Here's the thing: when a physical Steam gift card gets used in a scam, the damage doesn't stop at one person. The victim who handed over the card gets burned, and the unsuspecting buyer who purchased the code secondhand can also end up holding a worthless key. Two victims, one card. That's the kind of support nightmare that adds up fast at Valve's scale.
What actually changes for Steam users
For most people buying games on Steam, this change is close to a non-event. Valve added digital Steam gift cards back in 2017, and those aren't going anywhere. The company says it plans to expand the digital gift card program to offer "an even better experience" going forward.
Physical cards already sold in 2026 remain fully valid and can be redeemed at any point, subject to local laws.
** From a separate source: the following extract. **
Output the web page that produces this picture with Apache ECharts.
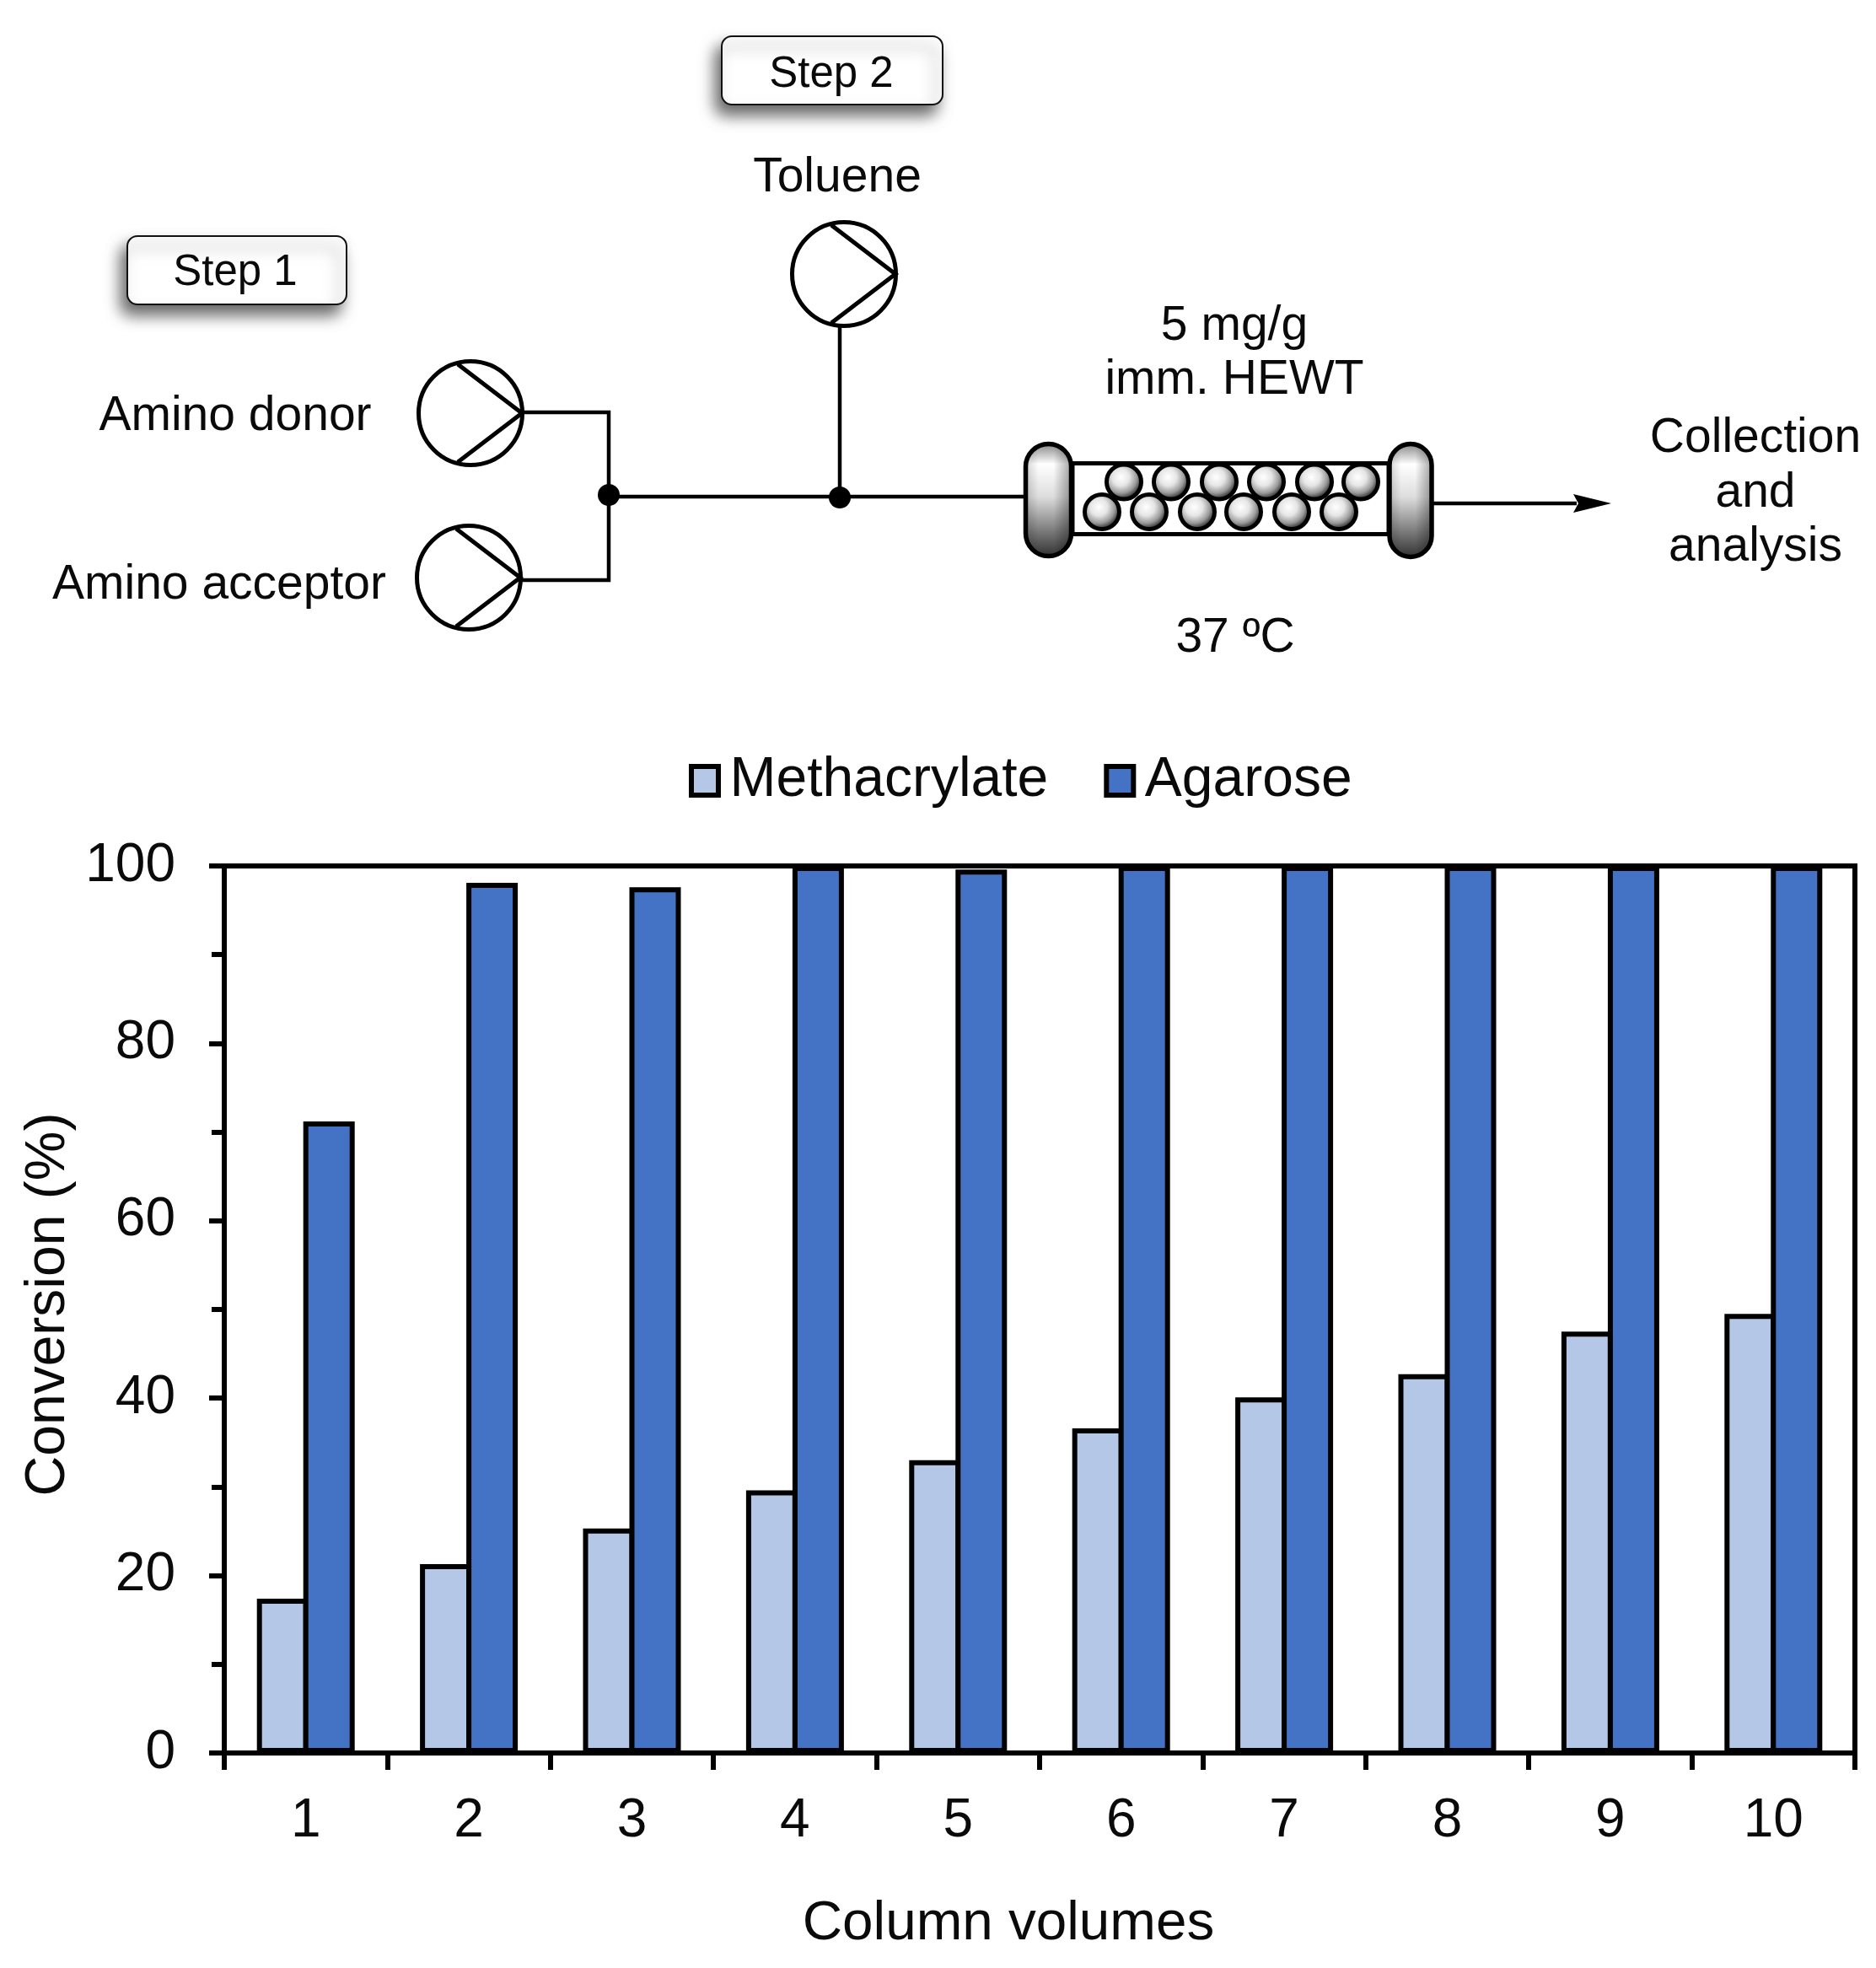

So if you've got one sitting in a drawer, it's not going anywhere.
The broader scam problem Valve is trying to solve
Gift card scams aren't unique to Steam, but Steam's cards became a popular vehicle because of how liquid they are. The codes are easy to share, easy to sell, and historically hard to track before the transaction clears. Digital gift cards, by contrast, are tied to accounts and transaction records that Valve can actually audit.
The key here is that digital delivery gives Valve a paper trail that physical retail never could. A scam involving a digital Steam gift card leaves footprints. A physical one, once the code is scratched off and typed in, essentially disappears.
Scam-aware trading is something the gaming community deals with across platforms. If you play games where player-to-player exchanges are common, knowing how to trade safely matters. Our guide on how to trade safely and get rare Brainrots in Steal a Brainrot's Trade Machine is a good example of how even casual game economies require real vigilance against bad actors.
Retail partners and the wind-down timeline
Valve hasn't named specific retail partners in its FAQ update, but the expectation is that all physical Steam gift cards will be off shelves by the end of 2026. There's no hard cutoff date announced for individual stores, meaning availability will vary depending on how much stock a given retailer already has sitting in the back room.
For anyone who regularly picks up Steam gift cards as presents, the practical move is to shift to digital cards through Steam directly. They work the same way, land instantly, and carry far less risk for everyone involved.